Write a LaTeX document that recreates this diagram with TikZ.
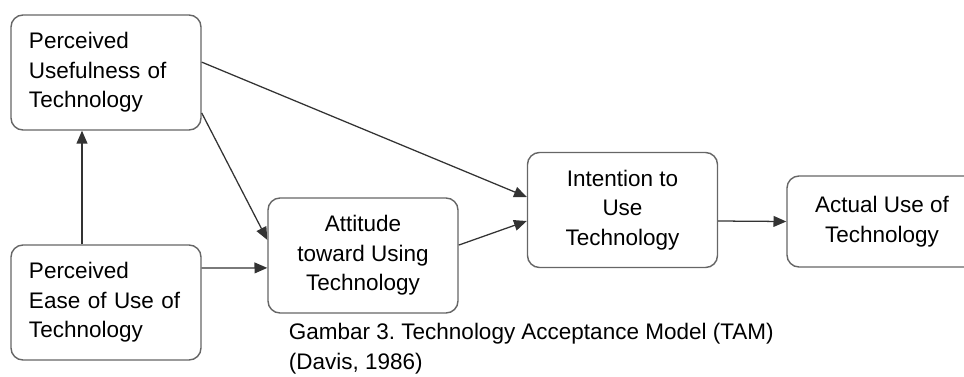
\documentclass[tikz,border=0pt]{standalone}
\usepackage{fontspec}
\setmainfont{Liberation Sans}
\usetikzlibrary{shapes.geometric, arrows.meta, positioning}
\frenchspacing

\begin{document}
\begin{tikzpicture}
			\tikzstyle{factor}=[
			rectangle, rounded corners=0.3cm, draw=black!60, line width=1pt,
			minimum width=4.75cm, minimum height=2.875cm,
			font=\fontsize{16}{21}\selectfont, align=center
			]
			\tikzstyle{link}=[
			draw=black!80, line width=0.9pt, -{Triangle[length=0.32cm, width=0.27cm]}
			]
			
			\useasboundingbox (0,0) rectangle (24.1,-9.4);
			
			\node[factor, align=left, text width=3.85cm] (pu) at (2.65,-1.8125) {Perceived\\Usefulness of\\Technology};
			\node[factor, align=left, text width=3.85cm] (peou) at (2.65,-7.5625) {Perceived\\Ease of Use of\\Technology};
			\node[factor] (att) at (9.075,-6.3875) {Attitude\\toward Using\\Technology};
			\node[factor] (bi) at (15.5625,-5.25) {Intention to\\Use\\Technology};
			\node[factor, minimum height=2.275cm] (use) at (22.05,-5.5375) {Actual Use of\\Technology};
			\node[anchor=west, align=left, font=\fontsize{16}{21}\selectfont] (cap) at (7.1,-8.72) {Gambar 3. Technology Acceptance Model (TAM)\\(Davis, 1986)};
			
			\draw[link] ([xshift=-0.6cm]peou.north) -- ([xshift=-0.6cm]pu.south);
			\draw[link] ([yshift=-1.01cm]pu.east) -- ([yshift=0.39cm]att.west);
			\draw[link] ([yshift=0.26cm]pu.east) -- ([yshift=0.325cm]bi.west);
			\draw[link] ([yshift=0.86cm]peou.east) -- ([yshift=-0.31cm]att.west);
			\draw[link] ([yshift=0.26cm]att.east) -- ([yshift=-0.275cm]bi.west);
			\draw[link] ([yshift=-0.275cm]bi.east) -- (use.west);
		\end{tikzpicture}
\end{document}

■ ■ ■ ■ ■

- _Directions for this task_: Print, exactly as written, the lines above from the first one to the one containing "(0,0) rectangle (24.1,-9.4);". Leave out pictures.

- _Answer_:
Write a LaTeX document that recreates this diagram with TikZ.
\documentclass[tikz,border=0pt]{standalone}
\usepackage{fontspec}
\setmainfont{Liberation Sans}
\usetikzlibrary{shapes.geometric, arrows.meta, positioning}
\frenchspacing

\begin{document}
\begin{tikzpicture}
			\tikzstyle{factor}=[
			rectangle, rounded corners=0.3cm, draw=black!60, line width=1pt,
			minimum width=4.75cm, minimum height=2.875cm,
			font=\fontsize{16}{21}\selectfont, align=center
			]
			\tikzstyle{link}=[
			draw=black!80, line width=0.9pt, -{Triangle[length=0.32cm, width=0.27cm]}
			]
			
			\useasboundingbox (0,0) rectangle (24.1,-9.4);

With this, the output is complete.